Preserving black history

The project comes as some of Charlotte’s historically black neighborhoods, including Historic West End, are being changed by an influx of new residents. The project will seek to preserve neighborhood history before it is lost, said Monika Rhue, director of library services at the James B. Duke Memorial Library at JCSU.

Rhue, who will head the Beatties Ford Road Corridor Preservation and History Project, said the effort can be traced to a gift by the family of the late James Peeler (1929-2004), who operated a photography studio on Beattie Ford Road. When Peeler died, his family donated more than 200,000 images to the JCSU library – images that that document African American weddings, social events and everyday life. The library is currently in the process of digitizing those photos.

And then there is the oral history, some of which the project has already collected.

“We have people we have spoken to who are in their 70s or 80s. We have people we have spoken to who are in their 50s or 60s. And so really, it’s a broad range, and it’s really about their affiliation with this community and what this community means to them,” Rhue said.

The project also will seek to document much of the 150-year history of JCSU.

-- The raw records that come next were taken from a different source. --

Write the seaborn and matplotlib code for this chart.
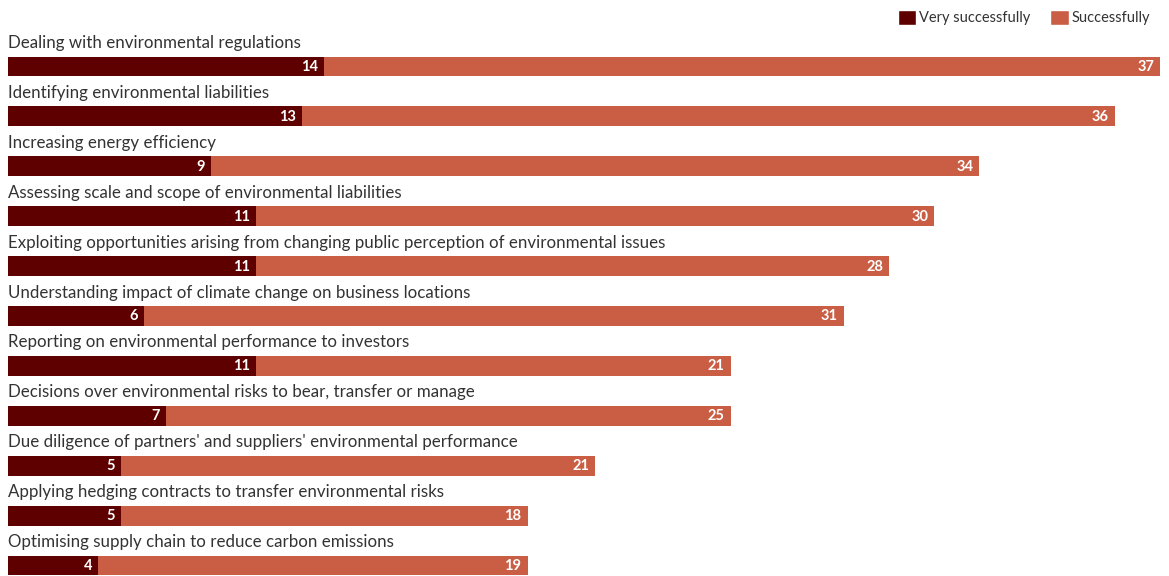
import matplotlib
matplotlib.use("Agg")
import matplotlib.pyplot as plt
import seaborn as sns
import pandas as pd
from matplotlib.patches import Patch

categories = [
    "Dealing with environmental regulations",
    "Identifying environmental liabilities",
    "Increasing energy efficiency",
    "Assessing scale and scope of environmental liabilities",
    "Exploiting opportunities arising from changing public perception of environmental issues",
    "Understanding impact of climate change on business locations",
    "Reporting on environmental performance to investors",
    "Decisions over environmental risks to bear, transfer or manage",
    "Due diligence of partners' and suppliers' environmental performance",
    "Applying hedging contracts to transfer environmental risks",
    "Optimising supply chain to reduce carbon emissions",
]
very_successfully = [14, 13, 9, 11, 11, 6, 11, 7, 5, 5, 4]
successfully = [37, 36, 34, 30, 28, 31, 21, 25, 21, 18, 19]

DARK = "#5f0000"
LIGHT = "#c95e45"
TEXT = "#333333"

sns.set_theme(style="white")
plt.rcParams["font.family"] = ["Lato", "DejaVu Sans"]

df = pd.DataFrame({
    "category": categories,
    "very": very_successfully,
    "succ": successfully,
})
df["total"] = df["very"] + df["succ"]

W, H = 1169, 576
fig = plt.figure(figsize=(W / 100, H / 100), dpi=100)
ax = fig.add_axes([0, 0, 1, 1])

# stacked bars: full total in light colour, very-successful share over it
sns.barplot(data=df, y="category", x="total", color=LIGHT, orient="h",
            width=0.4, saturation=1, linewidth=0, ax=ax, errorbar=None)
sns.barplot(data=df, y="category", x="very", color=DARK, orient="h",
            width=0.4, saturation=1, linewidth=0, ax=ax, errorbar=None)

px_per_unit = 22.59
row_px = 49.9
first_center = 66.5
ax.set_xlim(-8 / px_per_unit, (W - 8) / px_per_unit)
ax.set_ylim((H - first_center) / row_px, -first_center / row_px)

for i, row in df.iterrows():
    ax.text(0, i - 0.47, row["category"], ha="left", va="center",
            fontsize=12.2, color=TEXT)
    ax.text(row["very"] - 0.27, i + 0.01, str(row["very"]), ha="right",
            va="center", fontsize=10.5, fontweight="bold", color="white")
    ax.text(row["total"] - 0.27, i + 0.01, str(row["succ"]), ha="right",
            va="center", fontsize=10.5, fontweight="bold", color="white")

ax.set_axis_off()

handles = [Patch(facecolor=DARK, label="Very successfully"),
           Patch(facecolor=LIGHT, label="Successfully")]
fig.legend(handles=handles, loc="upper right", bbox_to_anchor=(0.995, 1.006),
           ncol=2, frameon=False, fontsize=10.5, handlelength=1.25,
           handleheight=1.25, handletextpad=0.2, columnspacing=1.4,
           labelcolor=TEXT)

fig.savefig("out.png", dpi=100)
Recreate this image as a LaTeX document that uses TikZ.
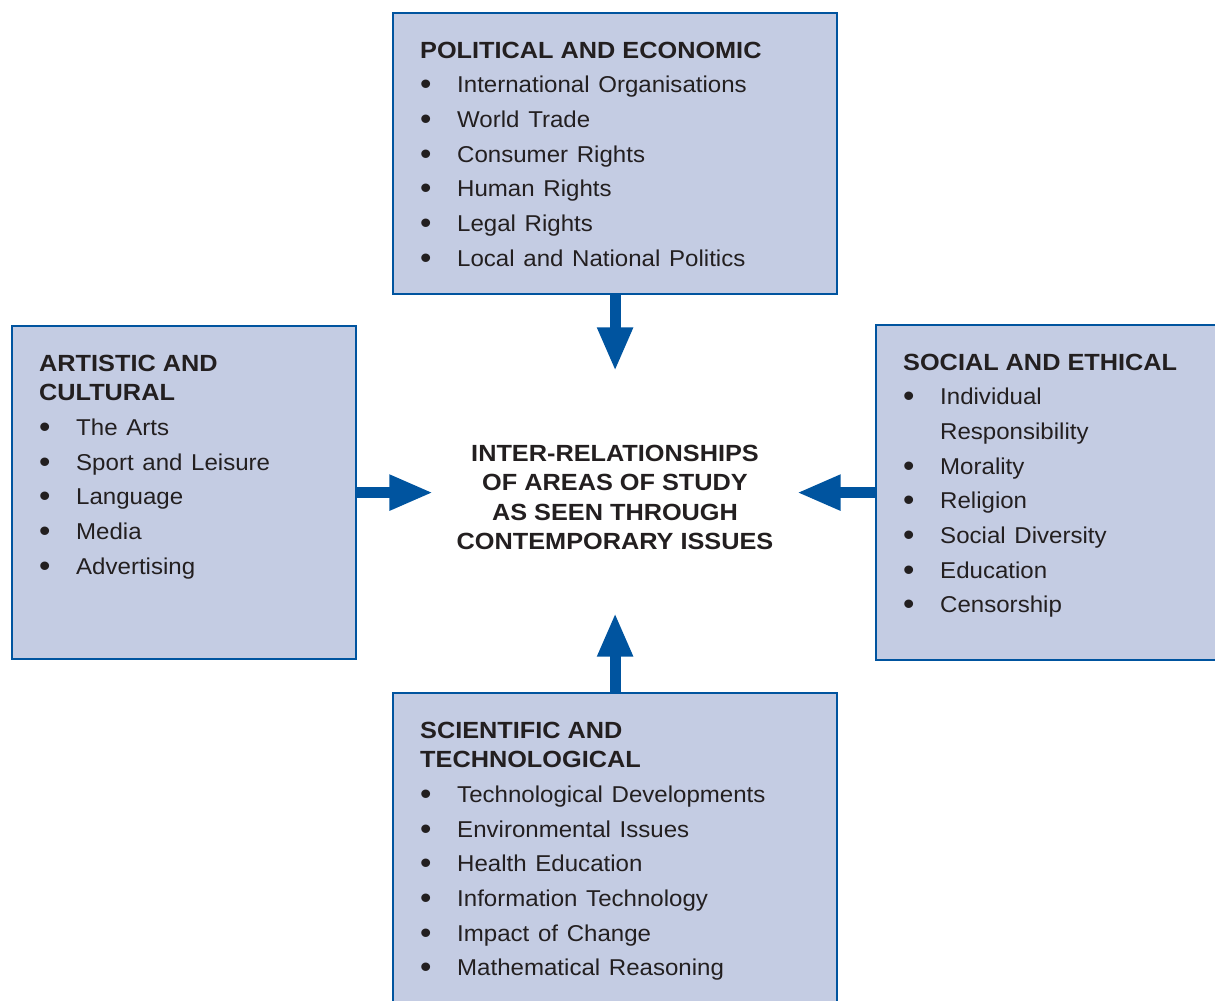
\documentclass[tikz,border=0pt]{standalone}
\usepackage{fontspec}
\setmainfont{Liberation Sans}[FakeStretch=1.05, WordSpace=1.3]
\newfontfamily\headfont[FakeStretch=1.08, WordSpace=1.3]{Liberation Sans}
\newfontfamily\centrefont[FakeStretch=1.08]{Liberation Sans}
\usetikzlibrary{arrows.meta}

\definecolor{boxfill}{RGB}{196,204,227}
\definecolor{boxblue}{RGB}{0,84,159}
\definecolor{inkgray}{RGB}{35,31,32}

\newcommand\areahead[1]{{\headfont\bfseries\fontsize{23.5}{30}\selectfont\spaceskip=0pt\xspaceskip=0pt #1\par}}
\newcommand\areaitem[1]{{\fontsize{23}{34.8}\selectfont\spaceskip=0pt\xspaceskip=0pt
  \hangindent=37bp\hangafter=1\noindent
  \makebox[37bp][l]{\raisebox{-2bp}{\scalebox{1.35}{\textbullet}}}#1\par}}
\newcommand\areabreak{\hfil\break}

\tikzset{
  areabox/.style={draw=boxblue, fill=boxfill, line width=2.2bp, anchor=north west, inner sep=0pt},
  areatext/.style={anchor=north west, inner sep=0pt, text width=400bp, align=left, text=inkgray},
  flow/.style={draw=boxblue, line width=11bp, -{Triangle[length=44bp,width=33bp]}},
}

\begin{document}
\begin{tikzpicture}[x=1bp,y=1bp]
    \useasboundingbox (0,0) rectangle (1215,-1001);

    % the four areas of study
    \node[areabox, minimum width=444bp, minimum height=281bp] (pol) at (392,-12) {};
    \node[areabox, minimum width=344bp, minimum height=333bp] (art) at (11,-325) {};
    \node[areabox, minimum width=352bp, minimum height=335bp] (soc) at (875,-324) {};
    \node[areabox, minimum width=444bp, minimum height=320bp] (sci) at (392,-692) {};

    \node[areatext] (poltext) at ([shift={(28,-29.5)}]pol.north west) {%
        \areahead{POLITICAL AND ECONOMIC}
        \areaitem{International Organisations}
        \areaitem{World Trade}
        \areaitem{Consumer Rights}
        \areaitem{Human Rights}
        \areaitem{Legal Rights}
        \areaitem{Local and National Politics}};
    \node[areatext] (arttext) at ([shift={(28,-29.5)}]art.north west) {%
        \areahead{ARTISTIC AND\areabreak CULTURAL}
        \areaitem{The Arts}
        \areaitem{Sport and Leisure}
        \areaitem{Language}
        \areaitem{Media}
        \areaitem{Advertising}};
    \node[areatext] (soctext) at ([shift={(28,-29.5)}]soc.north west) {%
        \areahead{SOCIAL AND ETHICAL}
        \areaitem{Individual\areabreak Responsibility}
        \areaitem{Morality}
        \areaitem{Religion}
        \areaitem{Social Diversity}
        \areaitem{Education}
        \areaitem{Censorship}};
    \node[areatext] (scitext) at ([shift={(28,-29.5)}]sci.north west) {%
        \areahead{SCIENTIFIC AND\areabreak TECHNOLOGICAL}
        \areaitem{Technological Developments}
        \areaitem{Environmental Issues}
        \areaitem{Health Education}
        \areaitem{Information Technology}
        \areaitem{Impact of Change}
        \areaitem{Mathematical Reasoning}};

    % centre
    \node[align=center, inner sep=0pt, minimum width=363bp, minimum height=241bp, text=inkgray,
        font=\centrefont\bfseries\fontsize{23.5}{29.5}\selectfont] (issues) at (615,-492)
        {\rule{0pt}{27bp}INTER-RELATIONSHIPS\\OF AREAS OF STUDY\\AS SEEN THROUGH\\CONTEMPORARY ISSUES};

    % arrows into the centre
    \draw[flow] (pol.south) -- (pol.south |- issues.north);
    \draw[flow] (art.east) -- (art.east -| issues.west);
    \draw[flow] (soc.west) -- (soc.west -| issues.east);
    \draw[flow] (sci.north) -- (sci.north |- issues.south);
\end{tikzpicture}
\end{document}
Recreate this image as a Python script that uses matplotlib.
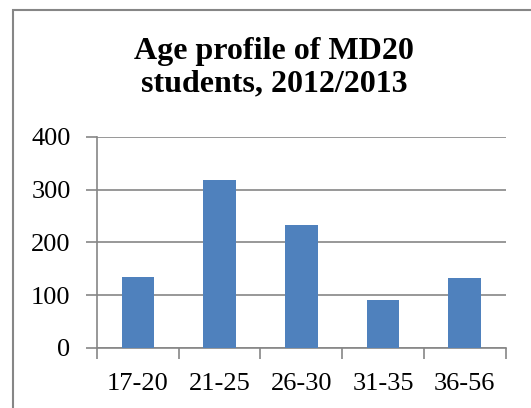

“We have some of our own faculty who’ve been here 30-plus years,” Rhue said. “So, we have interviews with faculty members who have done projects along the corridor as well but also have seen the changes around Johnson C. Smith University.”

WANNA GO?

The Photographic Preservation Workshops are scheduled for:

Sunday, November 12: 2 p.m.-3:30 p.m. @ Beatties Ford Road Regional Library (2412 Beatties Ford Rd). Entertainment by A Sign of the Times. Guest Speaker: Dr. Pamela Grundy, author of Color & Character: West Charlotte High and the American Struggle over Educational Equality.

Thursday, November 16: 6 p.m. -7:30 p.m. @ West Charlotte Recreation Center (2401 Kendall Dr.). Entertainment by QC Family Tree.

Saturday, November 18: 10 a.m.-12:30 p.m. @ Levine Museum of the New South (200 E. 7th St.). Entertainment by QC Family Tree.

All three workshops will cover similar material. Registration is requested.

EXPERT ADVICE

Rhue offers these tips for those looking to preserve historic documents and photos:

— Identify what you have, whether it’s a family collection, church documents or community/neighborhood association records.

— Place them in a cool, dry place away from sunlight.

— Label your photographs. “We take a lot of photographs, but we don’t necessarily label our photographs,” Rhue said. “It’s good to just date them and tell a little information about the photograph.”

— Store your documents and photos in acid-free sleeves and folders.